I swear, my humour had failed me – you know when you feel the overriding urge to say “Well, fek you and the horse you rode in on…” I also have no idea why that would feel appropriate at the time, it just did.
On Sunday we just stayed home – I was too angry to do anything other than wallow in misery.
On Sunday night, I googling a venue (for a change).
Monday morning after a hearty breakfast and several cups of tea set out to see said venue. I was pretty defeated, so I went along to this one sure that it would blow like the others – however on the upside it was not far from our home.
Initially our Gestapo-like co-ordinator put us off the venue – impressive to meet someone who struggles more with people skills than me, but there we were. Just as we were on the verge of killing ourselves, things started to turn as she listened to what we wanted – stopped trying to sell us the earth, and considered that we wanted something that she wasn’t selling as standard in her gold foil and embossed folder.
45 minutes later we had a venue. I wanted to hug Gestapo girl – I did squeeze her arm affectionately but she recoiled from my touch – ah, she will grow to like me, you will see.

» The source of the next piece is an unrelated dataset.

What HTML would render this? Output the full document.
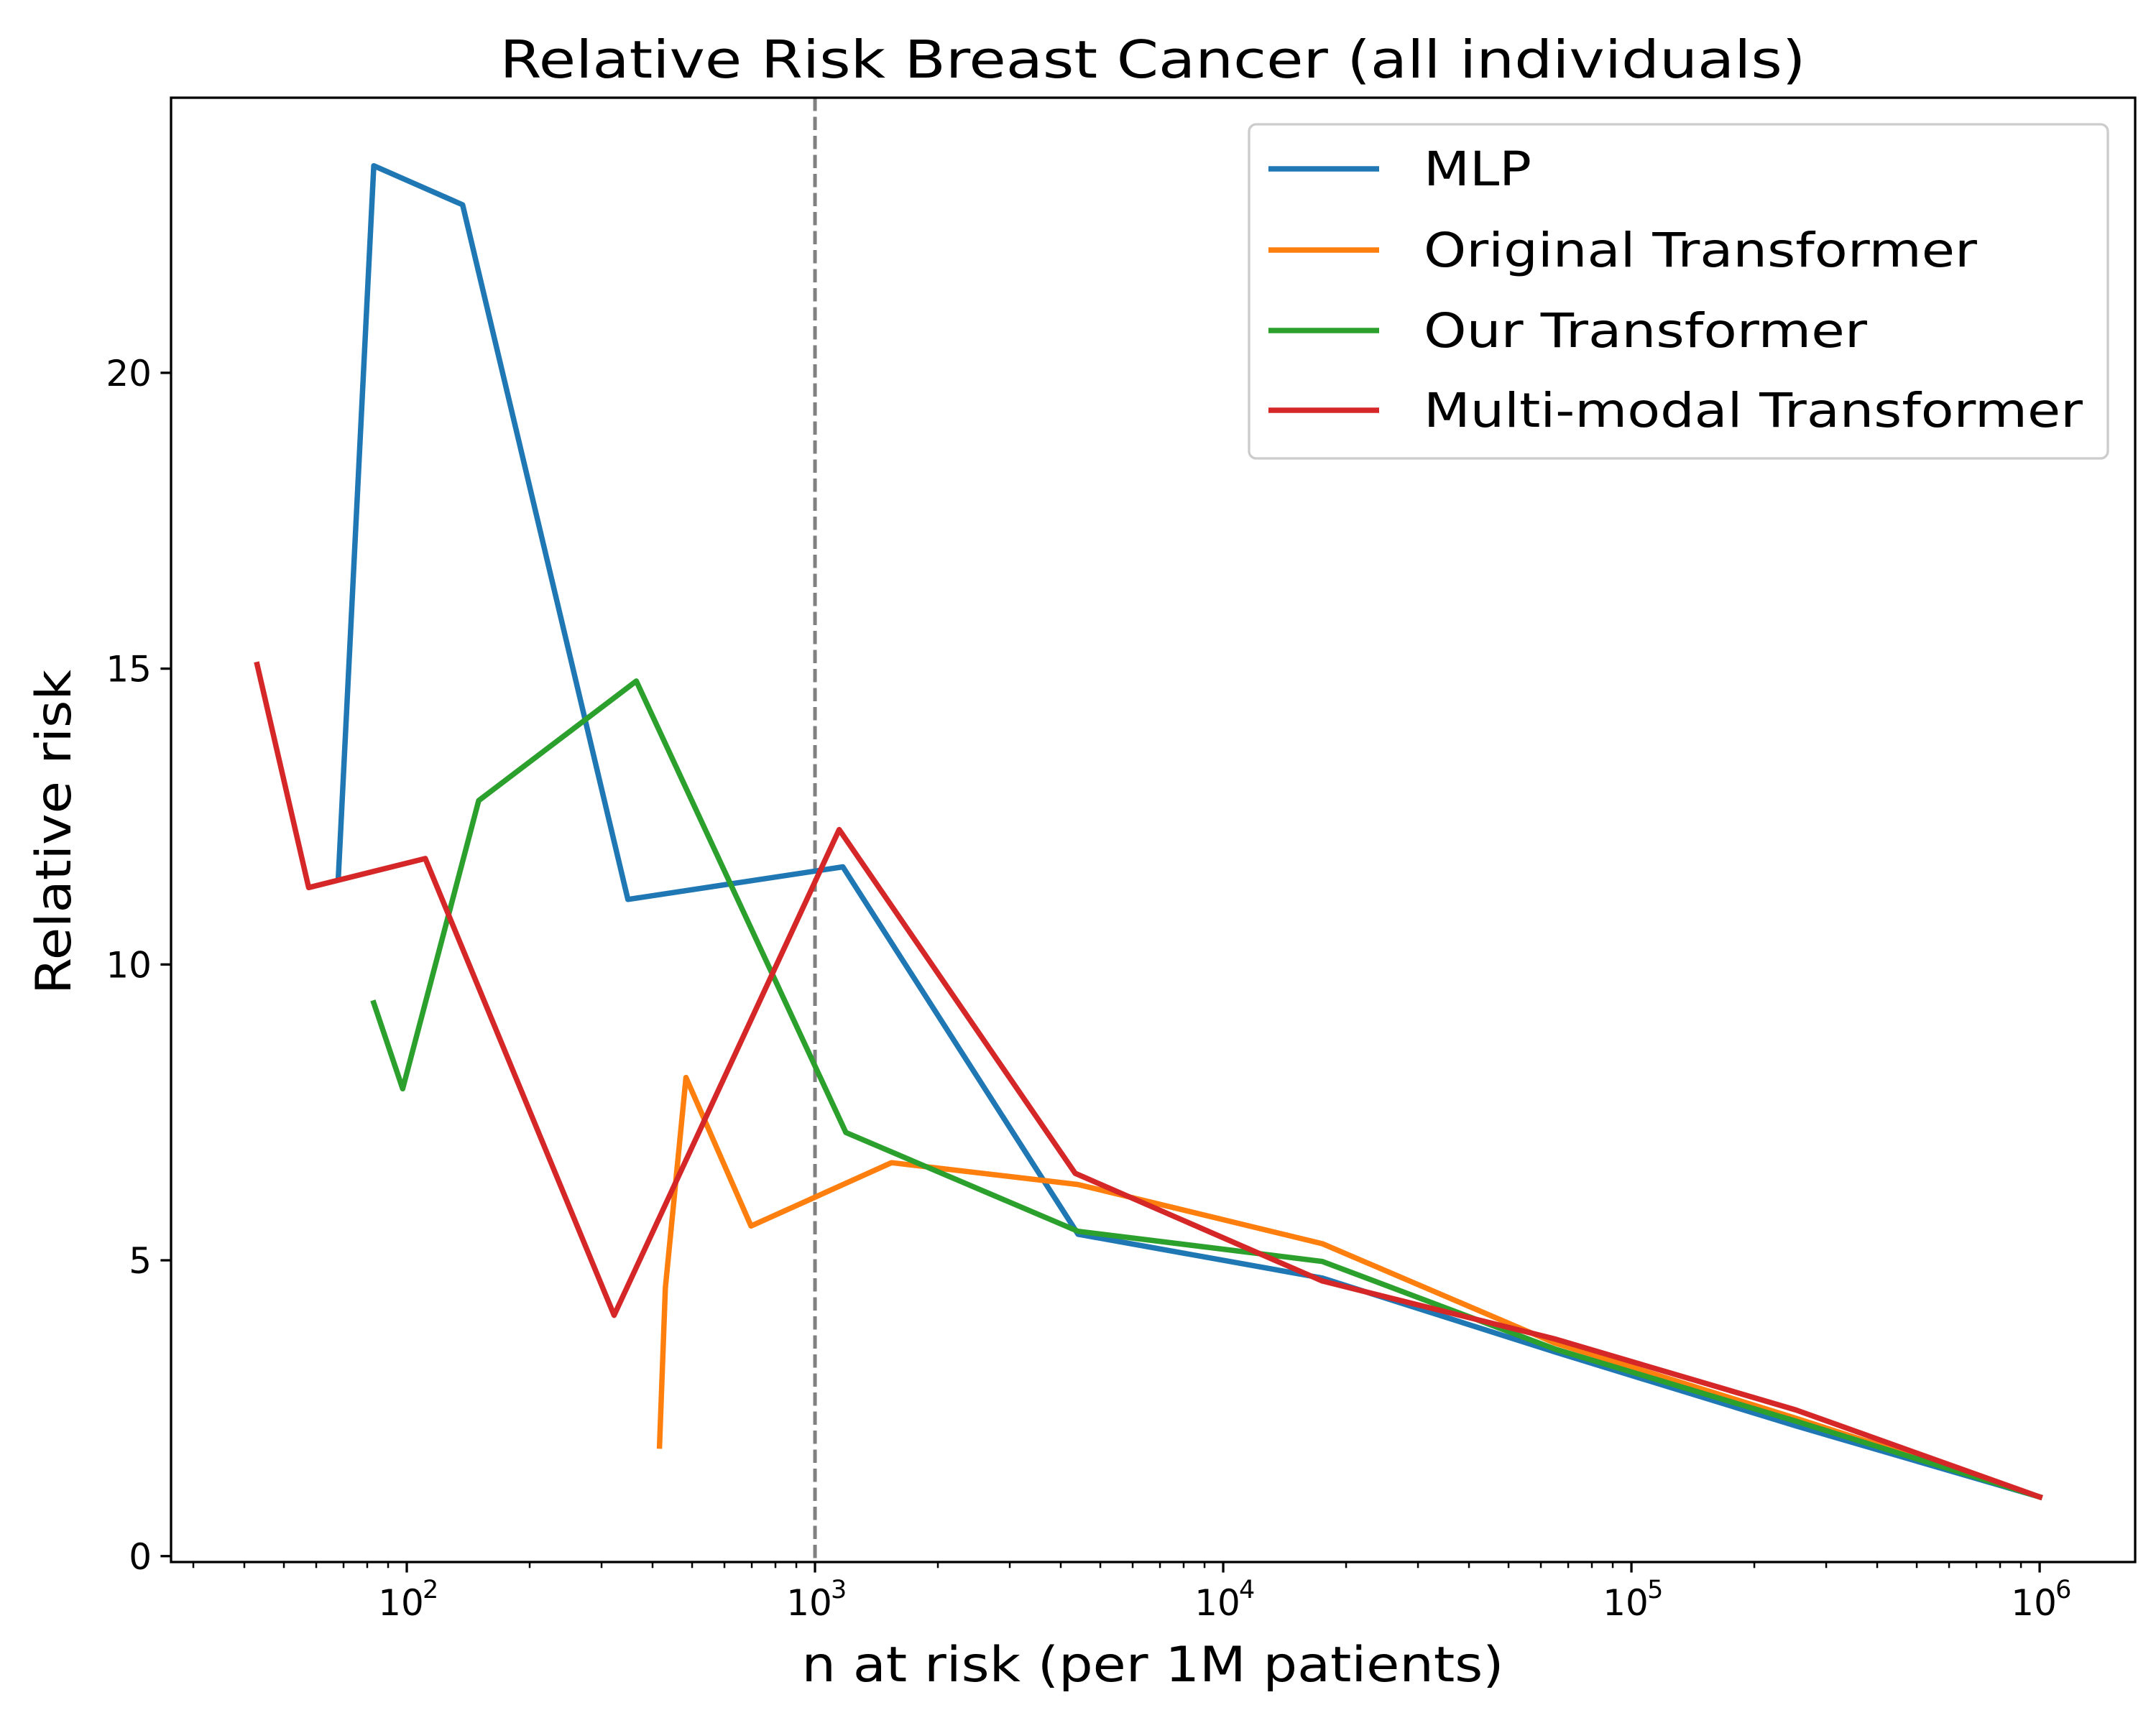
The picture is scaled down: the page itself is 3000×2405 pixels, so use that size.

Kennith and I skipped around the estate. We sat on a little wooden bench with lavender around us and held hands.
We however soon realized we were wasting valuable time and made our way to the wine tasting area. There we were quaffing wines at the wine estate we were going to get married at.
My fiance bought me three bottles of wine – I could not have been happier!
I feel like the world has lifted off my shoulders and I can stop tormenting myself with venues. I can tell all the venues sitting in my in-box to actually fek right off! I really do want to say that to them, but I might taper it down to “thanks, but no thanks…”
The birds are singing, I am all giddy with excitement. Folks, we may just have a wedding!